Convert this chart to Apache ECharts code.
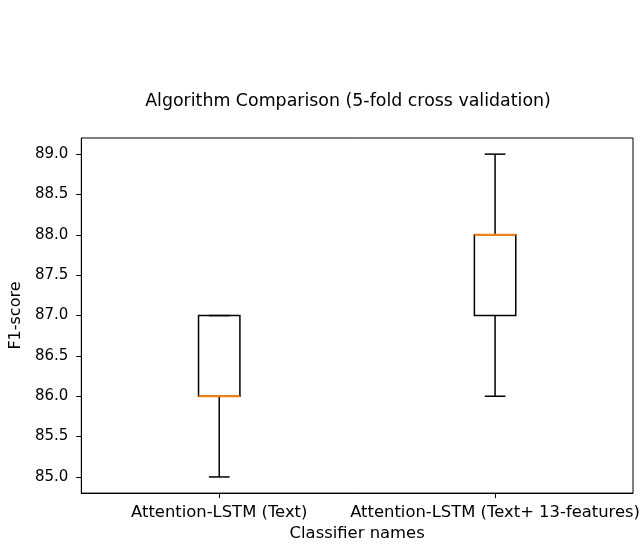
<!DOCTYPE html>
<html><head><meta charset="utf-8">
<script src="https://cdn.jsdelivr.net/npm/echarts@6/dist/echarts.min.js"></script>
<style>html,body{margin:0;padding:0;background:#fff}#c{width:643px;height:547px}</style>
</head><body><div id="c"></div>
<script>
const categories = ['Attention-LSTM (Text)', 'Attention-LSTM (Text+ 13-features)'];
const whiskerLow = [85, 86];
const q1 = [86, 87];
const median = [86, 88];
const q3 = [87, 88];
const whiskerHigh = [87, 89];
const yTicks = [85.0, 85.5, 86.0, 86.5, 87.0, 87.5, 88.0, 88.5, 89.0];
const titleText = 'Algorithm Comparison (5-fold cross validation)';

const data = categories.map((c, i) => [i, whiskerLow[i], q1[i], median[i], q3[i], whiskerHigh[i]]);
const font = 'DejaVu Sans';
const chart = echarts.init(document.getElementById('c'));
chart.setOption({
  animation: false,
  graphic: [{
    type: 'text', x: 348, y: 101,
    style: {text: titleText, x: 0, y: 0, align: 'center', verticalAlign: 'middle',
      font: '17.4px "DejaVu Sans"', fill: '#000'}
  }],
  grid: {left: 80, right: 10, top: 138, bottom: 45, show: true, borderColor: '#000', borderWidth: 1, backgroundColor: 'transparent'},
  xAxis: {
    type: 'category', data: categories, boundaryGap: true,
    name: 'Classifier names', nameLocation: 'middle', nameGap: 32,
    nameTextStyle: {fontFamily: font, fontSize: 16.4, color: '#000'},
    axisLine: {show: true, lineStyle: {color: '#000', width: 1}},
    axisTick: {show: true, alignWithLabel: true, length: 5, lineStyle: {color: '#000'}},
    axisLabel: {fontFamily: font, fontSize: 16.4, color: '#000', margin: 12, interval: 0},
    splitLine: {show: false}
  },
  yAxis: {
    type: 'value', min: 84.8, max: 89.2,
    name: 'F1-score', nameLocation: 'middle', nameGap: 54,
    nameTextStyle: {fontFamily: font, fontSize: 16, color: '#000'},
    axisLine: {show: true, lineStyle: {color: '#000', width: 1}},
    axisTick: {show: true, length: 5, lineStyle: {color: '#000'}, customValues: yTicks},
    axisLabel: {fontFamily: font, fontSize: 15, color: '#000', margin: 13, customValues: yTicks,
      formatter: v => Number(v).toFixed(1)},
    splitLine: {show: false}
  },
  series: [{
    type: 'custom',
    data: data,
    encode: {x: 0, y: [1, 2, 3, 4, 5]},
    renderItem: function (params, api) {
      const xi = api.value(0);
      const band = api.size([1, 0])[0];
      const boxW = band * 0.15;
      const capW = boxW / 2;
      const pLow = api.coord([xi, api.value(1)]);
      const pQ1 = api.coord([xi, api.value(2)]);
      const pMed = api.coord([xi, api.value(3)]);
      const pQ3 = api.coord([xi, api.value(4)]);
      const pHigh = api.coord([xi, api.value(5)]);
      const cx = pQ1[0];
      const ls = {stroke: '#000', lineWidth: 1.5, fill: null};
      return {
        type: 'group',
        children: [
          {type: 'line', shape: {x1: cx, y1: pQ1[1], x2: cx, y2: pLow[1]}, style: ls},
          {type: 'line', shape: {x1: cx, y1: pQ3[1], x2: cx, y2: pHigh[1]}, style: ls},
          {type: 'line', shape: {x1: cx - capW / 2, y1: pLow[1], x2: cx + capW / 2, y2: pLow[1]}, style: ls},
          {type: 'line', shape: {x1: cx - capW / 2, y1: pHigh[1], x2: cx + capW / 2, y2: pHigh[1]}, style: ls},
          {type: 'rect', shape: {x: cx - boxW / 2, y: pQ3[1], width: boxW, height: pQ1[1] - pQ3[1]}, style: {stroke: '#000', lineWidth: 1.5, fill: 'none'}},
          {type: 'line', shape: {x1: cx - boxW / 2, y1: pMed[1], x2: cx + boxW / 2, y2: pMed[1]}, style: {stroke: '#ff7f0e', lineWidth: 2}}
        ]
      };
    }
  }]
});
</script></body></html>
...
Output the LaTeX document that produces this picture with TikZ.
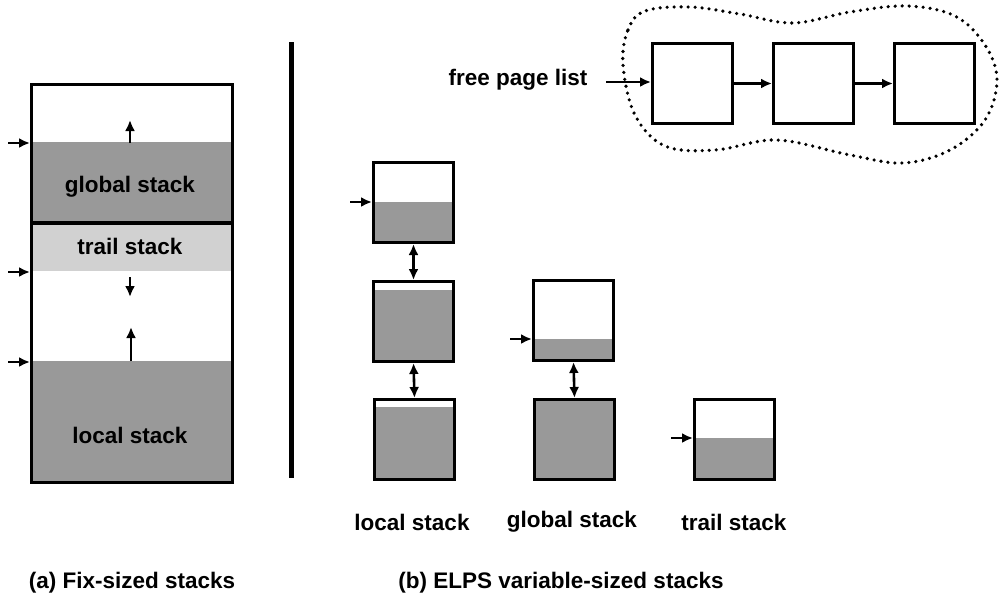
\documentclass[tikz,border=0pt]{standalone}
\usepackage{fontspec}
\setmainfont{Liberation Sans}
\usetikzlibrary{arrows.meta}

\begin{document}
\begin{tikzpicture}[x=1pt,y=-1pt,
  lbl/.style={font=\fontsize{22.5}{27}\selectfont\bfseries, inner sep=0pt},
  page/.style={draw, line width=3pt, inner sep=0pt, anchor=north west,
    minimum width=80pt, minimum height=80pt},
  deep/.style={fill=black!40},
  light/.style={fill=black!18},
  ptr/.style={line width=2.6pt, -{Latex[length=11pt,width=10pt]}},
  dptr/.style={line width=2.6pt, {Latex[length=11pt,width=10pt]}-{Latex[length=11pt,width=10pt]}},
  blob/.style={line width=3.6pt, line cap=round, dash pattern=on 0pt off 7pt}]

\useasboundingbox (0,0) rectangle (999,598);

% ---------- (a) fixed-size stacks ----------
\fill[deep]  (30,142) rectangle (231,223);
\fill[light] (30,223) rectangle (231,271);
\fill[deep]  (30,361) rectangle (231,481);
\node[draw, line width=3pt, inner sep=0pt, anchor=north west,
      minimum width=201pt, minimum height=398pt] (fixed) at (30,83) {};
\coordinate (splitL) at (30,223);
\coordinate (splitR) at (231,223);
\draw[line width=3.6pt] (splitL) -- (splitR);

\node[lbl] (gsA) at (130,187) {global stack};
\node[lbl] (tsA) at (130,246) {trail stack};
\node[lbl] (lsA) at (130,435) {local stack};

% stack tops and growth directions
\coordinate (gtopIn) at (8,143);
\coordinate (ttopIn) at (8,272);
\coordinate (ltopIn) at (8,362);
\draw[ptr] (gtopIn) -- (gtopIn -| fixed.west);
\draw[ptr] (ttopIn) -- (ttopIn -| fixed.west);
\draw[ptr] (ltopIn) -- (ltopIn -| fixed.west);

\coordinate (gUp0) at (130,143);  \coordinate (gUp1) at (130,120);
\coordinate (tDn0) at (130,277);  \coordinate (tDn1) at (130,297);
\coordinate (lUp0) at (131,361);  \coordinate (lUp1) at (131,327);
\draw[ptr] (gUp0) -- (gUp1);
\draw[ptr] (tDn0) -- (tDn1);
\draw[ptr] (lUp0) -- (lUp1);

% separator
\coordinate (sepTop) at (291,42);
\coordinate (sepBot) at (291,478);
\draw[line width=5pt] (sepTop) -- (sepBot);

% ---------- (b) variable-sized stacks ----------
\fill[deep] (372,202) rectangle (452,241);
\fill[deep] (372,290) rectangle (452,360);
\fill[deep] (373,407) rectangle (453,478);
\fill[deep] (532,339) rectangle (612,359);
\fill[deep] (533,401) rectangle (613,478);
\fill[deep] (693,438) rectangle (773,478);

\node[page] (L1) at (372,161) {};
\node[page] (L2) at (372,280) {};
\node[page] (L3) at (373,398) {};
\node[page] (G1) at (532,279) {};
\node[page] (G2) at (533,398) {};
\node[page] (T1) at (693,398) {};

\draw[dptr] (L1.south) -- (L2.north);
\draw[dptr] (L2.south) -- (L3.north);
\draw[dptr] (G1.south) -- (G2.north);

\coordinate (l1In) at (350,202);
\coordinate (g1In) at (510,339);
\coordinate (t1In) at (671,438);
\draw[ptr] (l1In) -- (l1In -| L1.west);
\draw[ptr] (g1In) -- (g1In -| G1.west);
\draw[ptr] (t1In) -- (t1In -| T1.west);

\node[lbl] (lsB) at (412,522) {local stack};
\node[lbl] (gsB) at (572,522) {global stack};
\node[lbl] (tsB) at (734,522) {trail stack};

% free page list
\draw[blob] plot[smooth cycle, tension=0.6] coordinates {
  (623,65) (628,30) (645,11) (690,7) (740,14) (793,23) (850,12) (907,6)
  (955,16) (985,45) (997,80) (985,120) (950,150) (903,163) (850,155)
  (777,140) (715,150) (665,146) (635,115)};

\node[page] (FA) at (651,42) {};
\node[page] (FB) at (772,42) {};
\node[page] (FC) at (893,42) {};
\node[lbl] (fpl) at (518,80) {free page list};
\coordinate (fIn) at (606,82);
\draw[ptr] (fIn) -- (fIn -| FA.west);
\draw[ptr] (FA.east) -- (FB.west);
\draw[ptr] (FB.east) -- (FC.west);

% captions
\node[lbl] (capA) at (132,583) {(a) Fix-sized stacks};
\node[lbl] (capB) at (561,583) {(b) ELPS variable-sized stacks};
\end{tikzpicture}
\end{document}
==
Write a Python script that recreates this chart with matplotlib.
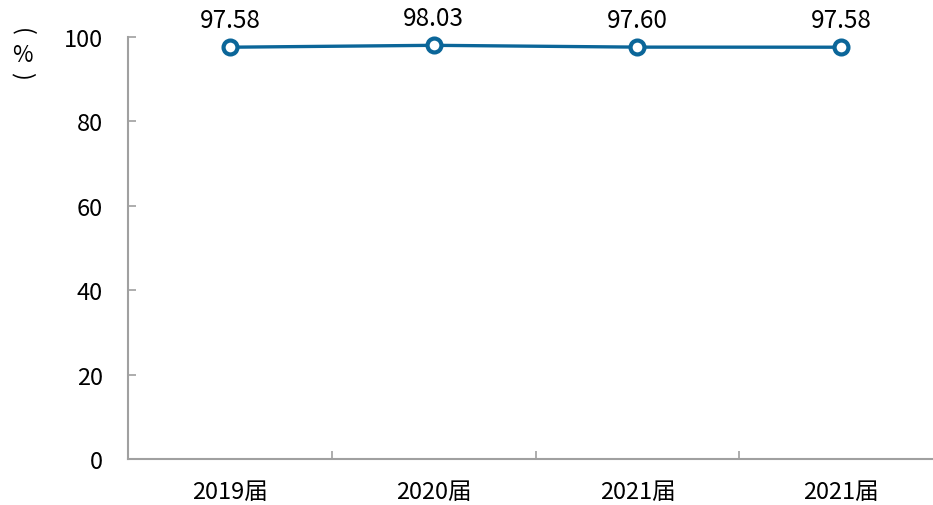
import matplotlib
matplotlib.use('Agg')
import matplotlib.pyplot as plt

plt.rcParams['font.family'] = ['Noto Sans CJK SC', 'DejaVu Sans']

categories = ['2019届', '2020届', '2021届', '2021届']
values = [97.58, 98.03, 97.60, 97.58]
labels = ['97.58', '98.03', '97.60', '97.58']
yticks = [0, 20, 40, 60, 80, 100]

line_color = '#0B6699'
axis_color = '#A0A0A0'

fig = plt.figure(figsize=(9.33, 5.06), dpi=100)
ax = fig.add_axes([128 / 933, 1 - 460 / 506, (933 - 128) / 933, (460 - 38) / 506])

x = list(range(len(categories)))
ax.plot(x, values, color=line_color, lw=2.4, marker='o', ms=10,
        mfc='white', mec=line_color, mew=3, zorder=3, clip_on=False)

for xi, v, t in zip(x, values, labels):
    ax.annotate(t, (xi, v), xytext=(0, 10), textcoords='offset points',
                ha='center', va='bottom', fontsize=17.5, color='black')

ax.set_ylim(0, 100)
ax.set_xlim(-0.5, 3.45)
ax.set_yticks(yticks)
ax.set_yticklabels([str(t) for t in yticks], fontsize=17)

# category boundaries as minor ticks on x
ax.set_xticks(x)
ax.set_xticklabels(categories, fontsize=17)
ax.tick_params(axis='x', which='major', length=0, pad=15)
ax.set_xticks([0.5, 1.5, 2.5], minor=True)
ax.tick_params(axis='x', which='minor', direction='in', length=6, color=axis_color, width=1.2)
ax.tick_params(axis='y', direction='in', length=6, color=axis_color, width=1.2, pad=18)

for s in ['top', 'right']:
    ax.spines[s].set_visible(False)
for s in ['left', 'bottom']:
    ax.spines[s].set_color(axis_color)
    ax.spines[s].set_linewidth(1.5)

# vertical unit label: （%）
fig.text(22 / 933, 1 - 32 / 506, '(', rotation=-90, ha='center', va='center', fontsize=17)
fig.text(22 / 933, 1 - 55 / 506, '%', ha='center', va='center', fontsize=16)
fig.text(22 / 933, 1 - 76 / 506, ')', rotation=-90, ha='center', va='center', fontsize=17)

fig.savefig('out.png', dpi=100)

YOUR GOAL:
Only the stretch from the line with "Write a Python" through the line with "fig.savefig('out.png', dpi=100)" should be copied, exactly and with both ends. Drop the pictures.

THE REPLY:
Write a Python script that recreates this chart with matplotlib.
import matplotlib
matplotlib.use('Agg')
import matplotlib.pyplot as plt

plt.rcParams['font.family'] = ['Noto Sans CJK SC', 'DejaVu Sans']

categories = ['2019届', '2020届', '2021届', '2021届']
values = [97.58, 98.03, 97.60, 97.58]
labels = ['97.58', '98.03', '97.60', '97.58']
yticks = [0, 20, 40, 60, 80, 100]

line_color = '#0B6699'
axis_color = '#A0A0A0'

fig = plt.figure(figsize=(9.33, 5.06), dpi=100)
ax = fig.add_axes([128 / 933, 1 - 460 / 506, (933 - 128) / 933, (460 - 38) / 506])

x = list(range(len(categories)))
ax.plot(x, values, color=line_color, lw=2.4, marker='o', ms=10,
        mfc='white', mec=line_color, mew=3, zorder=3, clip_on=False)

for xi, v, t in zip(x, values, labels):
    ax.annotate(t, (xi, v), xytext=(0, 10), textcoords='offset points',
                ha='center', va='bottom', fontsize=17.5, color='black')

ax.set_ylim(0, 100)
ax.set_xlim(-0.5, 3.45)
ax.set_yticks(yticks)
ax.set_yticklabels([str(t) for t in yticks], fontsize=17)

# category boundaries as minor ticks on x
ax.set_xticks(x)
ax.set_xticklabels(categories, fontsize=17)
ax.tick_params(axis='x', which='major', length=0, pad=15)
ax.set_xticks([0.5, 1.5, 2.5], minor=True)
ax.tick_params(axis='x', which='minor', direction='in', length=6, color=axis_color, width=1.2)
ax.tick_params(axis='y', direction='in', length=6, color=axis_color, width=1.2, pad=18)

for s in ['top', 'right']:
    ax.spines[s].set_visible(False)
for s in ['left', 'bottom']:
    ax.spines[s].set_color(axis_color)
    ax.spines[s].set_linewidth(1.5)

# vertical unit label: （%）
fig.text(22 / 933, 1 - 32 / 506, '(', rotation=-90, ha='center', va='center', fontsize=17)
fig.text(22 / 933, 1 - 55 / 506, '%', ha='center', va='center', fontsize=16)
fig.text(22 / 933, 1 - 76 / 506, ')', rotation=-90, ha='center', va='center', fontsize=17)

fig.savefig('out.png', dpi=100)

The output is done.